XIX – reprodução ou imitação, no todo ou em parte, ainda que com acréscimo, de marca alheia registrada, para distinguir ou certificar produto ou serviço idêntico, semelhante ou afim, suscetível de causar confusão ou associação com marca alheia;”

Da leitura dos artigos percebe-se que para que a marca não seja registrável, se faz necessária a presença concomitante de três requisitos: a) imitação ou reprodução, no todo ou em parte, ou com acréscimo de marca alheia já registrada; b) que sirvam as marcas para distinguir ou certificar produto ou serviço idêntico, semelhante ou afim; c) que a convivência das duas marcas possibilite erro, confusão ou dúvida no consumidor.

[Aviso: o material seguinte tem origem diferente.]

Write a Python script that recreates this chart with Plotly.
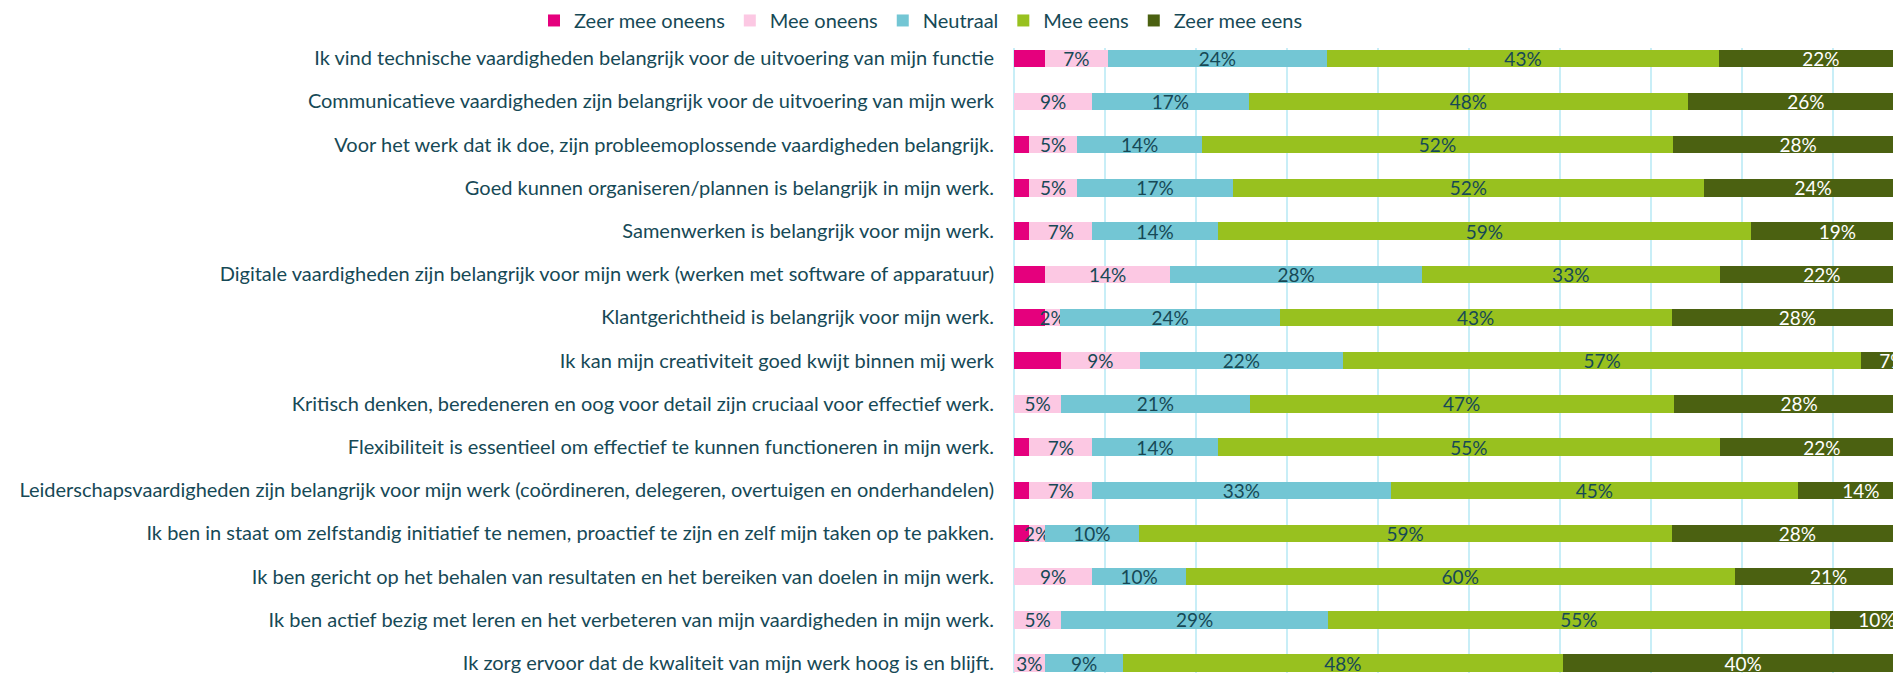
import plotly.graph_objects as go

statements = [
    "Ik vind technische vaardigheden belangrijk voor de uitvoering van mijn functie",
    "Communicatieve vaardigheden zijn belangrijk voor de uitvoering van mijn werk",
    "Voor het werk dat ik doe, zijn probleemoplossende vaardigheden belangrijk.",
    "Goed kunnen organiseren/plannen is belangrijk in mijn werk.",
    "Samenwerken is belangrijk voor mijn werk.",
    "Digitale vaardigheden zijn belangrijk voor mijn werk (werken met software of apparatuur)",
    "Klantgerichtheid is belangrijk voor mijn werk.",
    "Ik kan mijn creativiteit goed kwijt binnen mij werk",
    "Kritisch denken, beredeneren en oog voor detail zijn cruciaal voor effectief werk.",
    "Flexibiliteit is essentieel om effectief te kunnen functioneren in mijn werk.",
    "Leiderschapsvaardigheden zijn belangrijk voor mijn werk (coördineren, delegeren, overtuigen en onderhandelen)",
    "Ik ben in staat om zelfstandig initiatief te nemen, proactief te zijn en zelf mijn taken op te pakken.",
    "Ik ben gericht op het behalen van resultaten en het bereiken van doelen in mijn werk.",
    "Ik ben actief bezig met leren en het verbeteren van mijn vaardigheden in mijn werk.",
    "Ik zorg ervoor dat de kwaliteit van mijn werk hoog is en blijft.",
]

zeer_mee_oneens = [3.4, 0.0, 1.7, 1.7, 1.7, 3.4, 3.4, 5.2, 0.0, 1.7, 1.7, 1.7, 0.0, 0.0, 0.0]
mee_oneens      = [6.9, 8.6, 5.2, 5.2, 6.9, 13.8, 1.7, 8.6, 5.2, 6.9, 6.9, 1.7, 8.6, 5.2, 3.4]
neutraal        = [24.1, 17.2, 13.8, 17.2, 13.8, 27.6, 24.1, 22.4, 20.7, 13.8, 32.8, 10.3, 10.3, 29.3, 8.6]
mee_eens        = [43.1, 48.3, 51.7, 51.7, 58.6, 32.8, 43.1, 56.9, 46.6, 55.2, 44.8, 58.6, 60.3, 55.2, 48.3]
zeer_mee_eens   = [22.4, 25.9, 27.6, 24.1, 19.0, 22.4, 27.6, 6.9, 27.6, 22.4, 13.8, 27.6, 20.7, 10.3, 39.7]

series = [
    ("Zeer mee oneens", zeer_mee_oneens, "#E5007D", None),
    ("Mee oneens", mee_oneens, "#FCC8E3", "#164956"),
    ("Neutraal", neutraal, "#73C6D4", "#164956"),
    ("Mee eens", mee_eens, "#98C11F", "#164956"),
    ("Zeer mee eens", zeer_mee_eens, "#4B6111", "#FFFFFF"),
]

TEXT = "#164956"
FONT = "Lato, 'Open Sans', sans-serif"

fig = go.Figure()
for name, vals, color, tcolor in series:
    kw = {}
    if tcolor is None:
        kw["textposition"] = "none"
    else:
        kw["texttemplate"] = "%{x:.0f}%"
        kw["textposition"] = "inside"
        kw["insidetextanchor"] = "middle"
        kw["textangle"] = 0
        kw["constraintext"] = "none"
        kw["textfont"] = dict(color=tcolor, size=19, family=FONT)
    fig.add_trace(go.Bar(
        y=statements, x=vals, name=name, orientation="h",
        marker=dict(color=color, line=dict(width=0)),
        hoverinfo="skip", cliponaxis=True, **kw,
    ))

fig.update_layout(
    width=1901, height=673,
    barmode="stack", bargap=0.6,
    plot_bgcolor="white", paper_bgcolor="white",
    margin=dict(l=1006, r=8, t=40, b=8),
    font=dict(family=FONT, color=TEXT, size=20),
    legend=dict(
        orientation="h", xref="container", yref="container",
        x=0.2767, xanchor="left", y=0.9525, yanchor="bottom",
        font=dict(size=20, color=TEXT, family=FONT),
        itemwidth=30, traceorder="normal",
    ),
    xaxis=dict(
        range=[0, 97.5], dtick=10, showticklabels=False,
        showgrid=True, gridcolor="#C8EEF7", gridwidth=1.5,
        zeroline=True, zerolinecolor="#C8EEF7", zerolinewidth=1.5,
        fixedrange=True,
    ),
    yaxis=dict(
        categoryorder="array", categoryarray=statements,
        range=[14.23, -0.238], showgrid=False, ticks="",
        ticklabelstandoff=19, automargin=False,
        tickfont=dict(size=20, color=TEXT, family=FONT),
    ),
)

fig.write_html("out.html")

Dos fatos delimitados no acórdão recorrido, constata-se que a recorrente utiliza a marca para comercializar sidra (bebida fermentada). Já a recorrida, usa a expressão Fiesta para denominar leite condensado com sabores diversos.

Diz a sentença:

“Os produtos em questão apresentam embalagens completamente distintas, não havendo qualquer elemento que possibilite dúvida ao consumidor. Some-se a isso o fato do termo ‘FIESTA’ estar presente na designação de diversas outras marcas, conforme comprovado nos autos.” (fl. 359)

Não há, portanto, risco de confusão. As marcas em questão são de produtos completamente distintos (sidra e leite condensado), pertencentes a classes também distintas (laticínios em geral, leite de soja – bebidas, xaropes e sucos concentrados) e apresentam-se ao consumo com embalagens e rótulos totalmente diferentes.

É possível a coexistência harmônica das marcas, ainda que a mais recente contenha a reprodução da mais antiga, se inexistente o terceiro requisito apontado na lei – possibilidade de erro, dúvida ou confusão. Nesse sentido:

“III — POSSÍVEL E A COEXISTÊNCIA DE DUAS MARCAS NO UNIVERSO MERCANTIL, MESMO QUE A MAIS RECENTE CONTENHA REPRODUÇÃO PARCIAL DA MAIS ANTIGA E QUE AMBAS SE DESTINEM A UTILIZAÇÃO EM UM MESMO RAMO DE ATIVIDADE (NO CASO, CLASSE 25.10 DO ATO NORMATIVO 0051⁄81⁄INPI – INDUSTRIA E COMERCIO DE “ROUPAS E ACESSÓRIOS DO VESTUÁRIO DE USO COMUM”), SE INEXISTENTE A POSSIBILIDADE DE ERRO, DUVIDA OU CONFUSÃO A QUE ALUDE O ART. 67, N. 17, DA LEI 5.772⁄71.” (REsp 37.646⁄SÁLVIO)

Nego provimento ao recurso especial, ou dele não conheço.